Sam Morris / Las Vegas Sun
Tuesday, Nov. 26, 2013 | 2 a.m.
The Rebels’ most energetic player, the one barking at both opponents and teammates from the opening tip to the final buzzer, is also its best, at least by the early-season statistics. UNLV coach Dave Rice would love for some of his players in the rotation to break through once in awhile with similar stats, and for that to happen the Rebels would be wise to first emulate junior forward Roscoe Smith’s demeanor.
“The effort that Roscoe brings is what I want to epitomize our group,” Rice said.
No one on the team outside of Khem Birch is likely to have a similar rebounding night as Roscoe Smith. So far no one in the country can keep up, either.
Roscoe Smith enters Tuesday’s home game against Illinois (5-0) as the top rebounder in the country (16.3 per game), and he leads second-place Julius Randle of Kentucky by nearly three per game. The Rebels (2-2) tip off against the Illini at 7:45 p.m. on CBS Sports Network.
For UNLV to avoid falling below .500, Roscoe Smith may need to continue this rebounding streak. Illinois ranks fourth in the nation in offensive rebounding percentage, and Rice feels Roscoe Smith is the right kind of guy to deter that.
“He feels like every single rebound, every single loose ball is his,” Rice said. “He takes a lot of pride in it.”
Roscoe Smith often talks about making his presence felt early in games. He does that with an on-court style some could describe as manic, and so far it’s worked very well. Roscoe Smith is leading the team in rebounds and points (14.3 per game) while shooting 56.1 percent from the field.
Birch isn’t nearly as vocal but he’s been almost as productive, averaging 10.3 points and 11.3 rebounds per game. And Birch has flirted with a triple-double in each of the last two games with 16 total blocks. They form a formidable tandem that creates a lot of problems for opposing front courts.

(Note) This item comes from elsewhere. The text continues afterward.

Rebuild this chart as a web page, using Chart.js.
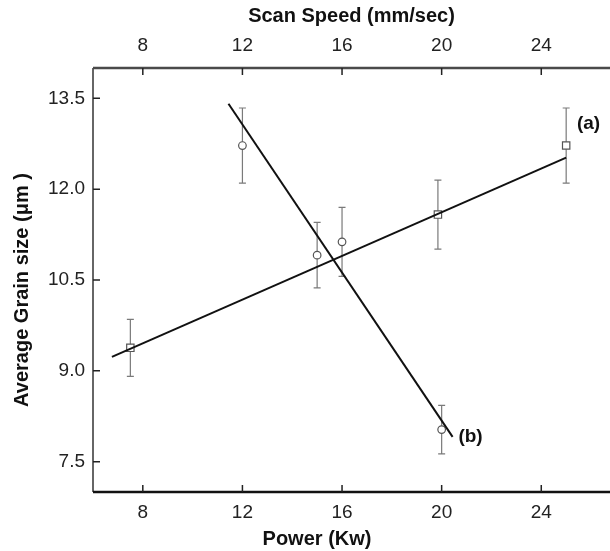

“We’re perfect together,” Roscoe Smith said.
Part of that problem for opponents is that the duo rarely comes off the floor. Both forwards average 30.5 minutes per game, though Rice said he does plan to get reserves like senior Carlos Lopez-Sosa and freshman Jamal Aytes more playing time starting with this game.
“It was hard the other night because every time the ball went up Roscoe got the rebound,” Rice said. “At the same time, those other guys need an opportunity as we move forward.”
Freshman Kendall Smith will continue to get an opportunity for significant playing time at point guard. Kendall Smith started for an injured Deville Smith in the victory against Omaha on Nov. 15, and even though the latter is healthy the freshman doesn’t appear to be giving the spot up anytime soon.
“He’s the starting point guard,” Rice said of Kendall Smith. “He understands what we’re trying to do. He understands we need to get the ball to other people.”
The people he should make sure get the most touches are the big men putting up the big numbers. Roscoe Smith and Birch, who ranks second in the country in blocks per game (5.5), set the tone defensively and Rice wants to make sure they’re rewarded offensively.
The production isn’t going to stay at its current level for the entire season but the Rebels are confident they can count on Roscoe Smith to have a significant presence in every game. Whether he’s on offense or defense, the national champion at UConn is sprinting around the court with confidence and something to say
“That’s what I do,” Roscoe Smith said.
Eventually that’s what Rice would like more Rebels to do, too.